Sauté garlic and green onion or a minced shallot, if using, in olive oil, til very lightly browned (a teaspoon of butter may also be added to speed the browning along). Mash the anchovies using a fork, stirring them into the olive oil.
Add parsley and other herbs, heat for 2 minutes. Add bread crumbs, then quickly mix in an egg which has been beaten (using a fork) with a few tablespoons warm water. Another teaspoon of olive oil may be added, if needed, for a smooth mixture.
Add cheese and mix well; stir in enough warm water to make a mix that can be pressed into the center of the peppers which have had their stems removed, and have been seeded and cored.
Saute the peppers in a skillet with 1/4" good olive oil with 3-5 peeled whole cloves garlic; turn the garlic to prevent browning. The garlic should just take on a lightly toasted color and will become soft, at which point it can be mashed into the oil and removed (save for spreading this on Italian bread - good before using for Bruschetta!)
The peppers should begin to blacken/brown on one side; turn them several times to distribute the coloring, keeping them always well coated in olive oil. When they appear to be somewhat tender and have streaks of browning, cover pan for 2 minutes and remove from heat. Serve right away, sprinkled with coarse kosher or sea salt.

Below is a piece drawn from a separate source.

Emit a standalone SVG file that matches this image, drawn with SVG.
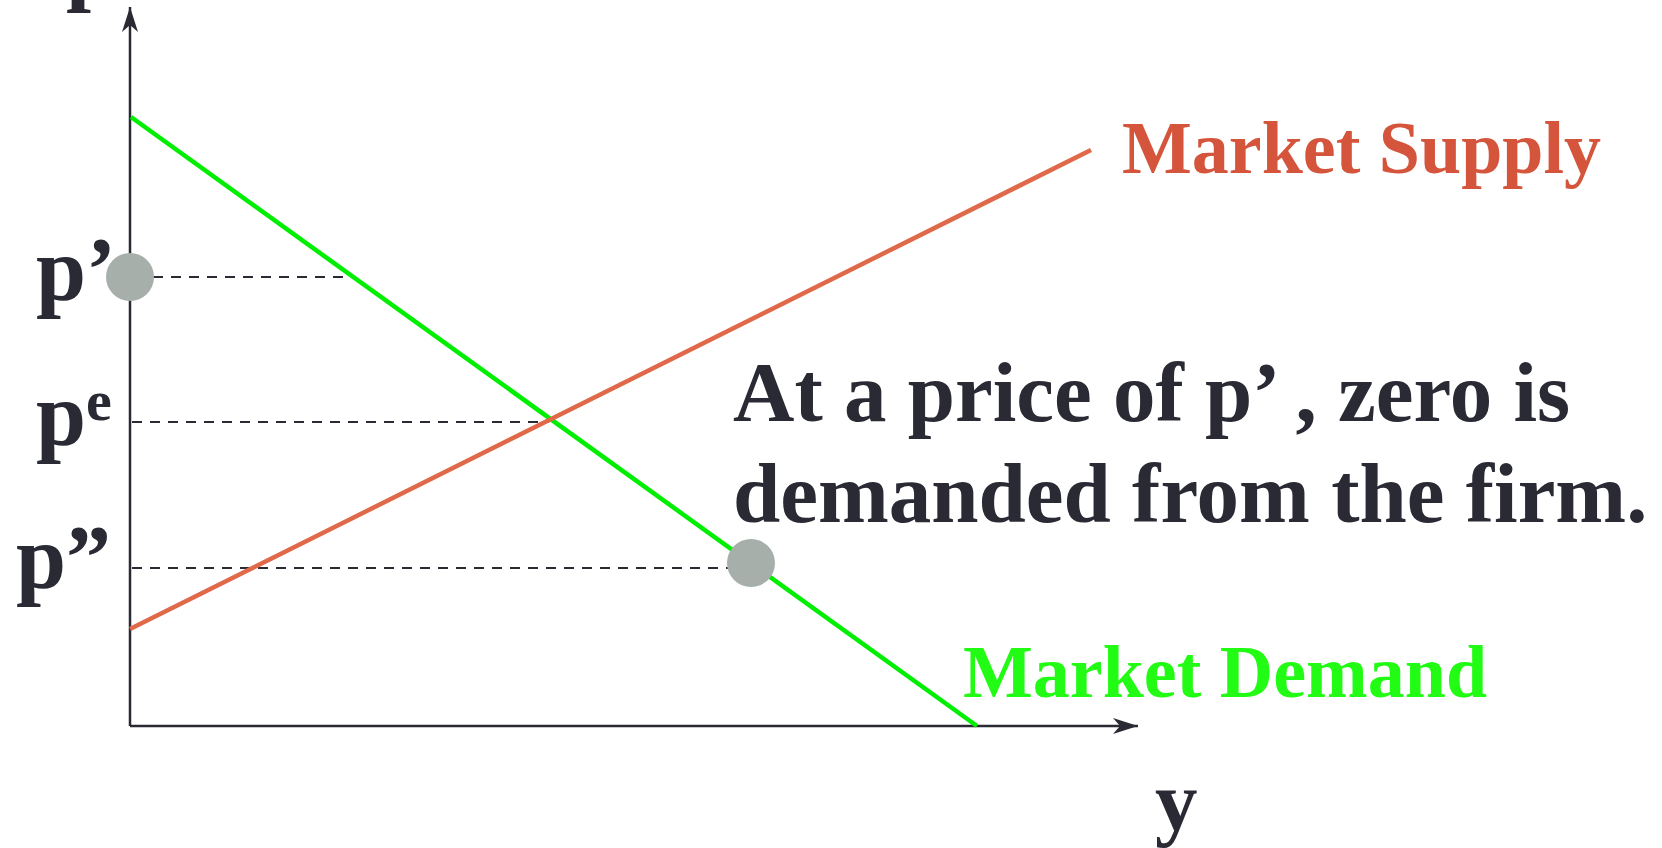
<svg xmlns="http://www.w3.org/2000/svg" width="1662" height="848" viewBox="0 0 1662 848">
<style>
.lbl{font-family:"Liberation Serif","Times New Roman",serif;font-weight:bold;fill:#2a2a35}
.axis{stroke:#2a2a35;stroke-width:2.5;fill:none}
.dash{stroke:#2a2a35;stroke-width:2.2;stroke-dasharray:10,8;fill:none}
.dot{fill:#a6afa9}
</style>
<defs>
<marker id="arr" viewBox="0 0 25 16" refX="25" refY="8" markerWidth="25" markerHeight="16" markerUnits="userSpaceOnUse" orient="auto">
<path d="M0,0 L25,8 L0,16 L7,8 Z" fill="#2a2a35"/>
</marker>
</defs>
<rect width="1662" height="848" fill="#ffffff"/>
<g id="connectors">
<line class="axis" x1="130" y1="726" x2="130" y2="7" marker-end="url(#arr)"/>
<line class="axis" x1="130" y1="726" x2="1138" y2="726" marker-end="url(#arr)"/>
<line class="dash" x1="153" y1="277" x2="350" y2="277"/>
<line class="dash" x1="132" y1="422" x2="549" y2="422"/>
<line class="dash" x1="132" y1="568" x2="735" y2="568"/>
<line id="demand" x1="131" y1="117" x2="977" y2="726" stroke="#00ee00" stroke-width="4.5"/>
<line id="supply" x1="130" y1="629" x2="1091" y2="150" stroke="#e0694a" stroke-width="4.5"/>
</g>
<g id="dot-pprime"><circle class="dot" cx="130" cy="277" r="24"/></g>
<g id="dot-pdouble"><circle class="dot" cx="751" cy="563" r="24"/></g>
<g id="label-p"><text class="lbl" x="66" y="-6" font-size="90">p</text></g>
<g id="label-pprime"><text class="lbl" x="36" y="300" font-size="90">p’</text></g>
<g id="label-pe"><text class="lbl" x="36" y="445" font-size="90">p<tspan font-size="58" dy="-25">e</tspan></text></g>
<g id="label-pdouble"><text class="lbl" x="16" y="588" font-size="90">p”</text></g>
<g id="label-y"><text class="lbl" x="1155" y="830" font-size="85">y</text></g>
<g id="label-supply"><text class="lbl" x="1122" y="173" font-size="74" style="fill:#d4553c">Market Supply</text></g>
<g id="label-demand"><text class="lbl" x="963" y="697" font-size="74" style="fill:#22fc14">Market Demand</text></g>
<g id="note">
<text class="lbl" x="733" y="421" font-size="85">At a price of p’ , zero is</text>
<text class="lbl" x="733" y="522" font-size="85">demanded from the firm.</text>
</g>
</svg>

Anchovy-stuffed peppers are even better on the grill, where grill marks will provide added appeal and color for an appetizing entree. Be sure to brush frequently with garlic infused olive oil.
These same peppers can be made in a similar way, except they are only cored and seeded, but not stuffed. In this case, they are served drizzled with garlic-mashed olive oil in sandwiches made with crusty Italian bread. (A few caramelized onions can also be added but this somewhat detracts from the focus on the pepper flavor).
Either dish is a good Summer meal, relatively light and doesn't need to be served piping hot. Simply sauteed in olive oil, the plain, unstuffed peppers are very quick and easy to prepare, can be made ahead, and also travel well for picnics.
Some warehouse club stores have a new type of miniature sweet pepper in all shades of orange, red, and yellow. They're wonderful for preparing a scaled down version of the anchovy-stuffed peppers, but are a bit sweet for the unstuffed version.